**DO THIS:**
Retype only what runs from the beginning of the data through the line with "(heal) at (306,284)"; please omit the pictures and keep every line exact.
─── MATERIAL
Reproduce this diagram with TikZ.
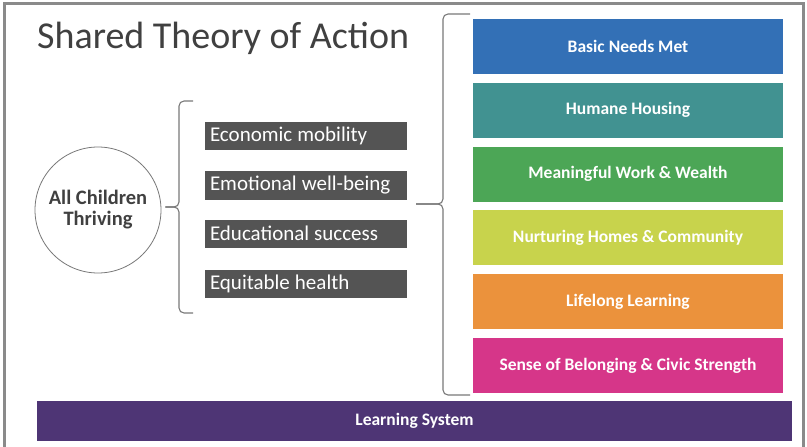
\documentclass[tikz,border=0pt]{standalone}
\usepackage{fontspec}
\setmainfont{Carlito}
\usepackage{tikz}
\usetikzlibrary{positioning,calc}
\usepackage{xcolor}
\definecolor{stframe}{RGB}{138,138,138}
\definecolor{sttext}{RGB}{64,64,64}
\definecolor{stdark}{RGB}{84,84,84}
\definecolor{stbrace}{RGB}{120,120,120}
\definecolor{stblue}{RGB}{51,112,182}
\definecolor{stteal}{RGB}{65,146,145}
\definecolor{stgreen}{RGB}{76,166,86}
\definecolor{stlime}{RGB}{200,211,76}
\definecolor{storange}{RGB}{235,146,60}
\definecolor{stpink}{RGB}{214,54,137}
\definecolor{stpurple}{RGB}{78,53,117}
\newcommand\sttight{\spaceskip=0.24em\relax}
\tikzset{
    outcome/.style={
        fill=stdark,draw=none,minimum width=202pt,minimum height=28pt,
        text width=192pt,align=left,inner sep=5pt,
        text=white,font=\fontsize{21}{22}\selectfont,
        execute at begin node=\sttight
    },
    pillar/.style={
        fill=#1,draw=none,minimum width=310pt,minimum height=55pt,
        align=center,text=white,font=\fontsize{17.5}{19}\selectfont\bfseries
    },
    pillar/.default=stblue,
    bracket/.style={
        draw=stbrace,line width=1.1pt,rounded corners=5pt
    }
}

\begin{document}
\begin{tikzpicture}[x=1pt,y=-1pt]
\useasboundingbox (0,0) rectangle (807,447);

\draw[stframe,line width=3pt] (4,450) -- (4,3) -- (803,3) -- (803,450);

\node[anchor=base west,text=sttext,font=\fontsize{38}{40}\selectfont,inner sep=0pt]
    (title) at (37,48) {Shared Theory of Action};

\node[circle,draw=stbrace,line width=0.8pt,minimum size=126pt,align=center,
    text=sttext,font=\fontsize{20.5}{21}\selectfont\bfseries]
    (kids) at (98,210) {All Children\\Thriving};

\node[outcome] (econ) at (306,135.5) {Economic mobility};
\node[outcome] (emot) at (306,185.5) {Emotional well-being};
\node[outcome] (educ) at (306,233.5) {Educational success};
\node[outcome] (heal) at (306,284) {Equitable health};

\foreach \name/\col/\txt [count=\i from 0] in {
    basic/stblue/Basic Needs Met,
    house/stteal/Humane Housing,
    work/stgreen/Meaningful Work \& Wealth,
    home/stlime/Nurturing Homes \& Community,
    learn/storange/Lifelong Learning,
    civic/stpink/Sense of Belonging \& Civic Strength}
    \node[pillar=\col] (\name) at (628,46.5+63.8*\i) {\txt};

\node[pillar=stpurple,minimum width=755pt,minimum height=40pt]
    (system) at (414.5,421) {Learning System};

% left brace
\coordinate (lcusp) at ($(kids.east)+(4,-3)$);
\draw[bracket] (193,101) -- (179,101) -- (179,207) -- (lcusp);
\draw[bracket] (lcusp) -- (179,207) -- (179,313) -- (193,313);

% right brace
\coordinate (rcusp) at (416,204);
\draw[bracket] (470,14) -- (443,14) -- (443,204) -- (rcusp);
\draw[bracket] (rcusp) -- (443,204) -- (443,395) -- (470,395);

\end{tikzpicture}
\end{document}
──────
**THE SOLUTION:**
Reproduce this diagram with TikZ.
\documentclass[tikz,border=0pt]{standalone}
\usepackage{fontspec}
\setmainfont{Carlito}
\usepackage{tikz}
\usetikzlibrary{positioning,calc}
\usepackage{xcolor}
\definecolor{stframe}{RGB}{138,138,138}
\definecolor{sttext}{RGB}{64,64,64}
\definecolor{stdark}{RGB}{84,84,84}
\definecolor{stbrace}{RGB}{120,120,120}
\definecolor{stblue}{RGB}{51,112,182}
\definecolor{stteal}{RGB}{65,146,145}
\definecolor{stgreen}{RGB}{76,166,86}
\definecolor{stlime}{RGB}{200,211,76}
\definecolor{storange}{RGB}{235,146,60}
\definecolor{stpink}{RGB}{214,54,137}
\definecolor{stpurple}{RGB}{78,53,117}
\newcommand\sttight{\spaceskip=0.24em\relax}
\tikzset{
    outcome/.style={
        fill=stdark,draw=none,minimum width=202pt,minimum height=28pt,
        text width=192pt,align=left,inner sep=5pt,
        text=white,font=\fontsize{21}{22}\selectfont,
        execute at begin node=\sttight
    },
    pillar/.style={
        fill=#1,draw=none,minimum width=310pt,minimum height=55pt,
        align=center,text=white,font=\fontsize{17.5}{19}\selectfont\bfseries
    },
    pillar/.default=stblue,
    bracket/.style={
        draw=stbrace,line width=1.1pt,rounded corners=5pt
    }
}

\begin{document}
\begin{tikzpicture}[x=1pt,y=-1pt]
\useasboundingbox (0,0) rectangle (807,447);

\draw[stframe,line width=3pt] (4,450) -- (4,3) -- (803,3) -- (803,450);

\node[anchor=base west,text=sttext,font=\fontsize{38}{40}\selectfont,inner sep=0pt]
    (title) at (37,48) {Shared Theory of Action};

\node[circle,draw=stbrace,line width=0.8pt,minimum size=126pt,align=center,
    text=sttext,font=\fontsize{20.5}{21}\selectfont\bfseries]
    (kids) at (98,210) {All Children\\Thriving};

\node[outcome] (econ) at (306,135.5) {Economic mobility};
\node[outcome] (emot) at (306,185.5) {Emotional well-being};
\node[outcome] (educ) at (306,233.5) {Educational success};
\node[outcome] (heal) at (306,284) {Equitable health};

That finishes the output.